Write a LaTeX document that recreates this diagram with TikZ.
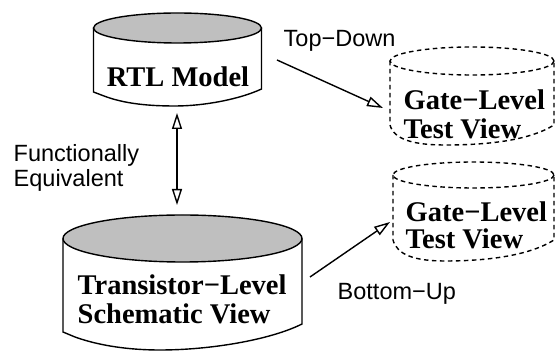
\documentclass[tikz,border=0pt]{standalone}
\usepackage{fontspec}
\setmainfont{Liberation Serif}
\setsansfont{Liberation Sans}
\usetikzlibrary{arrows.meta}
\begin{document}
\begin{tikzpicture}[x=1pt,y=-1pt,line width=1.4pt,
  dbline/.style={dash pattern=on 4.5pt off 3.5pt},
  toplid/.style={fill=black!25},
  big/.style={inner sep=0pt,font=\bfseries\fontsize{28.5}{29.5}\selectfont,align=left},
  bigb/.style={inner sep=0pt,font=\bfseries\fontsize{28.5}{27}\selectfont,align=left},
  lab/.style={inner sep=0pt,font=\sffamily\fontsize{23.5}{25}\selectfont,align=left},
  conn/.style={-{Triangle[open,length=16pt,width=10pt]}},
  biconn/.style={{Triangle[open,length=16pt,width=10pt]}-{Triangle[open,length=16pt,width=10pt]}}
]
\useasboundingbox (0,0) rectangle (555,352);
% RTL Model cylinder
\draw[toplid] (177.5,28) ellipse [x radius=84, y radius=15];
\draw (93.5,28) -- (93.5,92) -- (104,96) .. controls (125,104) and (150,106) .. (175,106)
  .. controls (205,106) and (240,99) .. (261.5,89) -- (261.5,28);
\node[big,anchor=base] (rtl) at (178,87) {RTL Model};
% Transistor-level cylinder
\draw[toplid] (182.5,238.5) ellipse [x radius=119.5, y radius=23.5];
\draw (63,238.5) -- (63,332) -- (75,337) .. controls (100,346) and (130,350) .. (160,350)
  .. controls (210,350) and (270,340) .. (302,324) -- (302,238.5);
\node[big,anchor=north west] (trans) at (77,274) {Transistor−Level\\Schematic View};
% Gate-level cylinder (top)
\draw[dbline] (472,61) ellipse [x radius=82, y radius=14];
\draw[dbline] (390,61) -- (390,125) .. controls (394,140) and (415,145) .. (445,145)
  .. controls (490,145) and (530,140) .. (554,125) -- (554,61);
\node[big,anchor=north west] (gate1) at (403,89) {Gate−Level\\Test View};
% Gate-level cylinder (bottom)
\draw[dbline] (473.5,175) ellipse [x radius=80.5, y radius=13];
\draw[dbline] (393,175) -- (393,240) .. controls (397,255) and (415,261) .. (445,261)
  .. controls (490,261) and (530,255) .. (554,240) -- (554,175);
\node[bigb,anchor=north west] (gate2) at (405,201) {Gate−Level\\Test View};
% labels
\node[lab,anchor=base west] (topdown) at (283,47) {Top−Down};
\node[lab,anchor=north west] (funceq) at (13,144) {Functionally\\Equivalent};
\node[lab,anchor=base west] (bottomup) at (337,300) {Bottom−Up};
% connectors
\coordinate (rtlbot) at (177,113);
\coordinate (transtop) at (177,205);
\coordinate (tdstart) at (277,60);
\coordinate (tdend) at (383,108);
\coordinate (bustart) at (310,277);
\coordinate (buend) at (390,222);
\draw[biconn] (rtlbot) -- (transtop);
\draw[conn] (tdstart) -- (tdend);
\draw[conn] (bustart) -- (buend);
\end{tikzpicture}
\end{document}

········

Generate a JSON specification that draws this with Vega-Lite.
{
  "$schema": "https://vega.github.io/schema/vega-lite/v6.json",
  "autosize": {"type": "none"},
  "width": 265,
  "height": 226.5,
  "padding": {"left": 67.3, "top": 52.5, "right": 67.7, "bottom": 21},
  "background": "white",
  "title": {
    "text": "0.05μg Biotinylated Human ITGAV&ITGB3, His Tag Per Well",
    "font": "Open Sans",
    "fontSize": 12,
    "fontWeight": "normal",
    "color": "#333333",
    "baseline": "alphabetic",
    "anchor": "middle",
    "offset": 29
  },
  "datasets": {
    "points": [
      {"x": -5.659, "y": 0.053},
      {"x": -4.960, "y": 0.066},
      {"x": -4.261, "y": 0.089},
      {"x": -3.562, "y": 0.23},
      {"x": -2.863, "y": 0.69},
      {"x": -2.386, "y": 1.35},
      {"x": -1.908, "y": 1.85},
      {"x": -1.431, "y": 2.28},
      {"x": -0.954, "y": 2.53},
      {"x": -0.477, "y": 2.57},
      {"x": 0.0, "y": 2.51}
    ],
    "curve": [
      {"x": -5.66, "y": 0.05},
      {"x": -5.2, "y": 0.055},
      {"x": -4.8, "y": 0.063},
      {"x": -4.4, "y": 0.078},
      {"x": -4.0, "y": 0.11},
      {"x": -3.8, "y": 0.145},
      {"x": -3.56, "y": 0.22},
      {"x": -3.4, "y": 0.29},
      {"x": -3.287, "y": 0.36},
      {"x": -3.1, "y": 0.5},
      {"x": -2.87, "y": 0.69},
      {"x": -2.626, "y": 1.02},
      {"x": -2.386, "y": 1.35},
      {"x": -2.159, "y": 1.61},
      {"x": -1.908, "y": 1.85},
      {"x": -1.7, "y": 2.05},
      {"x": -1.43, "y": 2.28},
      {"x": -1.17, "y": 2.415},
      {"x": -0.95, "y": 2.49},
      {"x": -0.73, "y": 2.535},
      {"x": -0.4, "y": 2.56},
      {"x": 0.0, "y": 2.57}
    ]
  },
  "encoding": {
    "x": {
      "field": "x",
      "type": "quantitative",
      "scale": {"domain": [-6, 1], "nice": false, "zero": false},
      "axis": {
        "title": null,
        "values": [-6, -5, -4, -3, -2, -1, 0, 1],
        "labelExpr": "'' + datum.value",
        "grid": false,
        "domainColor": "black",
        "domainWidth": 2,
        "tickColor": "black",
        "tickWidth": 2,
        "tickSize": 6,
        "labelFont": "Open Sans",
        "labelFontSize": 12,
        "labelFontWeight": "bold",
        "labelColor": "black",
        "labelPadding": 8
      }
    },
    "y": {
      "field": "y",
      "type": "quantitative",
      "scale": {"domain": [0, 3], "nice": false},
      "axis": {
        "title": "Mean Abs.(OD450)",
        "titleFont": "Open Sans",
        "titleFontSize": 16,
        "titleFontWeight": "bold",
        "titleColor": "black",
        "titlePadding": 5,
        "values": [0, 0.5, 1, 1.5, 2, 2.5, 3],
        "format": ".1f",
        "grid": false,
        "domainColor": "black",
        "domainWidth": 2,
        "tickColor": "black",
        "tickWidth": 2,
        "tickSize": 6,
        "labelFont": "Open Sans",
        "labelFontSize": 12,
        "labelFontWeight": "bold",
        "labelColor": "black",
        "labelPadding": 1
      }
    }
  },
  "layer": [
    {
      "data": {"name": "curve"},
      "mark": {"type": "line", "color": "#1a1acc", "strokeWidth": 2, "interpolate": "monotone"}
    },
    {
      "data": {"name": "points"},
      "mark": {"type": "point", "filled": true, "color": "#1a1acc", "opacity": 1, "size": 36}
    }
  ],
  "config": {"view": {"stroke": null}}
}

········

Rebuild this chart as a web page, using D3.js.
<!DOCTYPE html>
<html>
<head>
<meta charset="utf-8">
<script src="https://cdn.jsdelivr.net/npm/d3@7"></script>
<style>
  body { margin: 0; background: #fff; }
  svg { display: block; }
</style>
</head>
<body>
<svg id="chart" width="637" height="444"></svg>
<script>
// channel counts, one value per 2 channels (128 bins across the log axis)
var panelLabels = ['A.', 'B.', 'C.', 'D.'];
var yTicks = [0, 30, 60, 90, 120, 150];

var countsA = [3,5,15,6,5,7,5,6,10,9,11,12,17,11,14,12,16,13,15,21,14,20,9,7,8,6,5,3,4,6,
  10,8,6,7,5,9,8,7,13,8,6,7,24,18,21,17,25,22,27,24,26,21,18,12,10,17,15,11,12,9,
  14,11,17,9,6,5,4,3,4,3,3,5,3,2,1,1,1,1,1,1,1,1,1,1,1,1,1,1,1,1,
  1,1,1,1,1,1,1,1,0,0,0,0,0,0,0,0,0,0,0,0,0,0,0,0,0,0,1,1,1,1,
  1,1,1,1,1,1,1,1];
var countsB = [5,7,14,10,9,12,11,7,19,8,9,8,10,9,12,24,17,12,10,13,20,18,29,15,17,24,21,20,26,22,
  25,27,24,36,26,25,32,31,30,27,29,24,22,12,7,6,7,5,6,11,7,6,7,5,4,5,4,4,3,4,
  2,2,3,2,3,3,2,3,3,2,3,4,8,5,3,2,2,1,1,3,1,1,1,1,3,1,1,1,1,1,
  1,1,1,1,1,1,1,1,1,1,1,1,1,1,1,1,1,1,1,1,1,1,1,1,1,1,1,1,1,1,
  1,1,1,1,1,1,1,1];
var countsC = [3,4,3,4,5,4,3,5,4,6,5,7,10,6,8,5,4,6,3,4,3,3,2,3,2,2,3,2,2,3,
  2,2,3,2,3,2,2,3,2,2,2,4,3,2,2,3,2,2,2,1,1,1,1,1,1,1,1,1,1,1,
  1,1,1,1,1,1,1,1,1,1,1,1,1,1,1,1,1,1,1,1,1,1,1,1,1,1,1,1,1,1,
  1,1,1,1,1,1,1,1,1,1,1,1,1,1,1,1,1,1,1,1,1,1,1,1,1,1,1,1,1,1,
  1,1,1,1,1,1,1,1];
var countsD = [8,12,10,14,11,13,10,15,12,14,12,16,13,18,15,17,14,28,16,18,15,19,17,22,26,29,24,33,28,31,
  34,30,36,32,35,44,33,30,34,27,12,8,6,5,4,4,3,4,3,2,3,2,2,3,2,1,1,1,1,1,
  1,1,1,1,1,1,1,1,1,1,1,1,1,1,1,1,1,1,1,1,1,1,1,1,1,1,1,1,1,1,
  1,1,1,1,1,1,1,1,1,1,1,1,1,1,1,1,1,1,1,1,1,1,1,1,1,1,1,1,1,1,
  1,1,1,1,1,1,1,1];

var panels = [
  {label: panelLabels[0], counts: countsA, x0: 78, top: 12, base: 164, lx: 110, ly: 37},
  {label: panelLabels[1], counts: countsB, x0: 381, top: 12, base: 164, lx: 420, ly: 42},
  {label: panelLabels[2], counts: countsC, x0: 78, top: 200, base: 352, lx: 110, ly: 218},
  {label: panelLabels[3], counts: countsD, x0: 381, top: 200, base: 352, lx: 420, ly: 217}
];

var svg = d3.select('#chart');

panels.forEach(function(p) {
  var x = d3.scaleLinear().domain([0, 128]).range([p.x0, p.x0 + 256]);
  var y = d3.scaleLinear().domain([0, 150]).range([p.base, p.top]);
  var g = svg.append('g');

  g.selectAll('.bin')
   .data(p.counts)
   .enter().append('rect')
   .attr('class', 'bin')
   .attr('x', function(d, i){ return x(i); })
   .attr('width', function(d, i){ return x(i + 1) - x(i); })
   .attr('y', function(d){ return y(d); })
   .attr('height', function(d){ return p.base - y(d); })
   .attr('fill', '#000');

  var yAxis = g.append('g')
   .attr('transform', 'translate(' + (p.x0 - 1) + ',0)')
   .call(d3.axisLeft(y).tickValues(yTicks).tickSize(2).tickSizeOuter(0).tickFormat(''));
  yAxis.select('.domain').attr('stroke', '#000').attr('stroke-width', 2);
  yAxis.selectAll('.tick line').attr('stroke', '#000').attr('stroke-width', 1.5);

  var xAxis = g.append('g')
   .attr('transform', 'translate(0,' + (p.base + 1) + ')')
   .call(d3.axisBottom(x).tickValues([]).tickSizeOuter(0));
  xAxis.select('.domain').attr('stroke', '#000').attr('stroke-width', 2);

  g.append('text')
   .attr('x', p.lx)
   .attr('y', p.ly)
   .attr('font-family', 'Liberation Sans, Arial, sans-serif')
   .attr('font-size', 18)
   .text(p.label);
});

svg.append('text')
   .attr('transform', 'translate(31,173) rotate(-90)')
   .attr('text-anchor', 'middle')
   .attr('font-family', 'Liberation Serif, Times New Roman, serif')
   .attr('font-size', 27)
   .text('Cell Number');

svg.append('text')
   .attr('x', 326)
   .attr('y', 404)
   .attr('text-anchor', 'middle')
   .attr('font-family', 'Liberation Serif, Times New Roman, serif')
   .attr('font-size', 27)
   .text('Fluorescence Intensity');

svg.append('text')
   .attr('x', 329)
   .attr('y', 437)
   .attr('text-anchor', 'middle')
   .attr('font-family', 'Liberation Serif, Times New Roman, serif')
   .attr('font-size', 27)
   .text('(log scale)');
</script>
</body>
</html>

········

**Written task**. Search the data for "chart" and list every line in which it occurs.

**Exercise response**.
Rebuild this chart as a web page, using D3.js.
<svg id="chart" width="637" height="444"></svg>
var svg = d3.select('#chart');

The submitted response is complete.